Monday, May 9, 2011

Scotch Eggs made with Salmon

     So today I will share what I am famous or infamous for.  I took leftovers from yesterday's Mothers' Day Dinner and completely morphed it into a different and interesting meal.  To recap, my son Trevor made a very good New York steak dinner with fancy sauces and trimmings up the wazoo!  We had no meat left and nothing thawed out so today for dinner  I  used some canned salmon.  This could have been done with leftover salmon.  Basically, I took the salmon and made a patty with it.  However, I put it around leftover deviled eggs and fried them and then added the  onions and mushrooms from yesterday.  OMG, very different and very yummy!
     A word or two about scotch eggs.  I had never in my whole life seen nor eaten this egg concoction until a Mexican friend of mine, who is married to a New Englander, brought them to a potluck.  I am NOT an expert on this recipe but it's basically a hardboiled egg that has been covered with a sausage and fried.

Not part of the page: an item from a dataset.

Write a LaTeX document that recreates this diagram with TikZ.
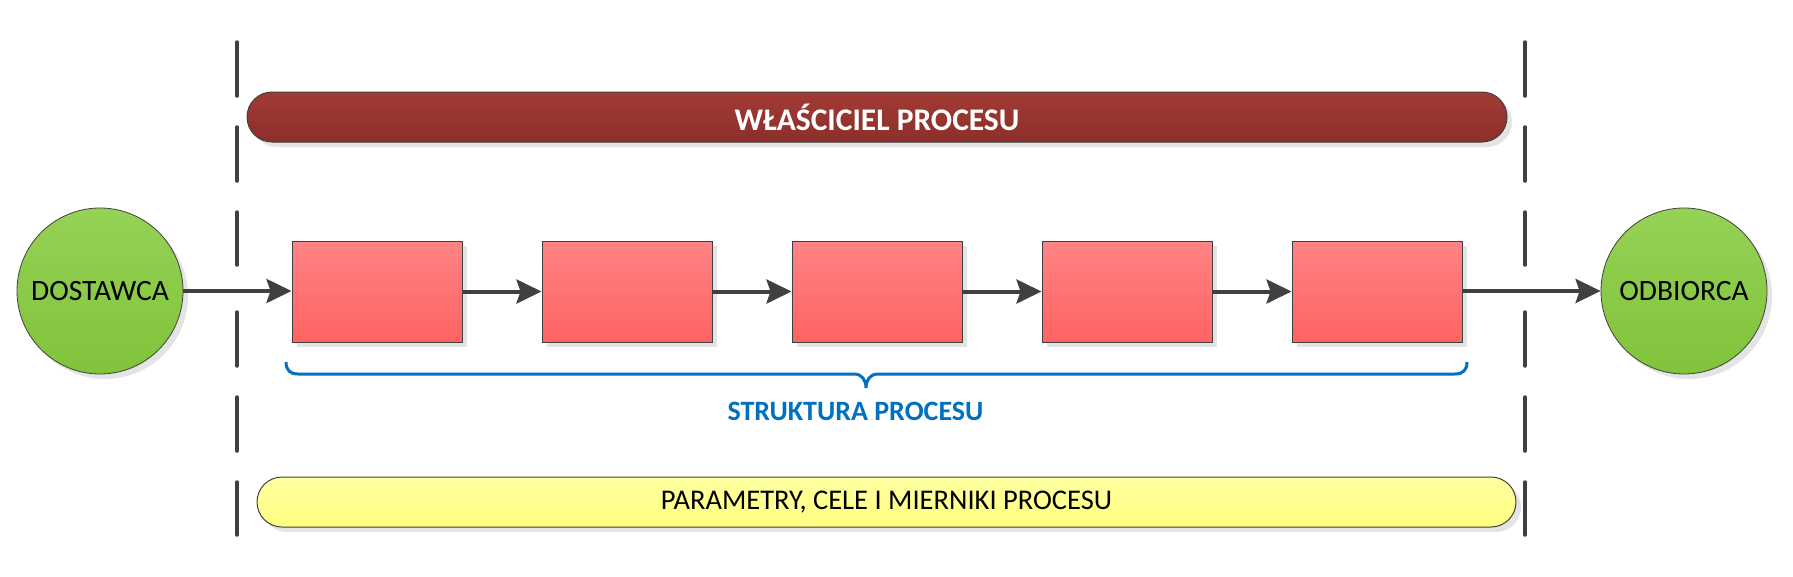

Let's face it...it's fried and there is pork...what's not to love?  I rarely fry anything but sometimes it's just what works best.  You could try just baking these patties.  However, I think frying is just better in this case.  So using this idea and then incorporating yesterday's leftovers, I created a totally different recipe.

Leftovers
3  deviled eggs
chipotle mayo sauce
sauted onions and mushrooms

Salmon Patty
2 small tuna sized cans of pink salmon drained
1/4 of a white onion diced very fine
2 TBSP of finely minced parsley
1/2 cup bread crumbs
3 eggs beaten
1tsp. dried oregano
1 tsp finely minced rosemary
1/2 tsp cayenne pepper
eggs from above cut in half
s/p
garnish with parsley

1.  Flake the canned salmon in a bowl.
2.  Add all of the rest of the ingredients and mix well.  Salmon should be able to be formed into a ball.
3.  Wrap the deviled egg in the salmon mixture.  Flatten into a patty shape.
4.  Heat a skillet with about 1/2 inch of veggie oil to just before smoking.
5.  Gently slide the patties into the skillet.
6.  Lower heat to med. high and fry for about 4  to 5 min. on each side.  Patties will be crispy brown but not burnt.
7.  Remove the patties from heat and keep warm.  Heat the onion mushrooms until they are warm.
8.  Place the onions and mushrooms on the salmon patties.
9.  To each patty with about a TBSP of room temperature chipotle mayo.

This made 6 palm sized patties.  My husband ate them on toasted bread with a slice of swiss cheese.  Me, I just ate them with the asparagus and pepper salad also leftover from yesterday.  Heaven.  Bliss!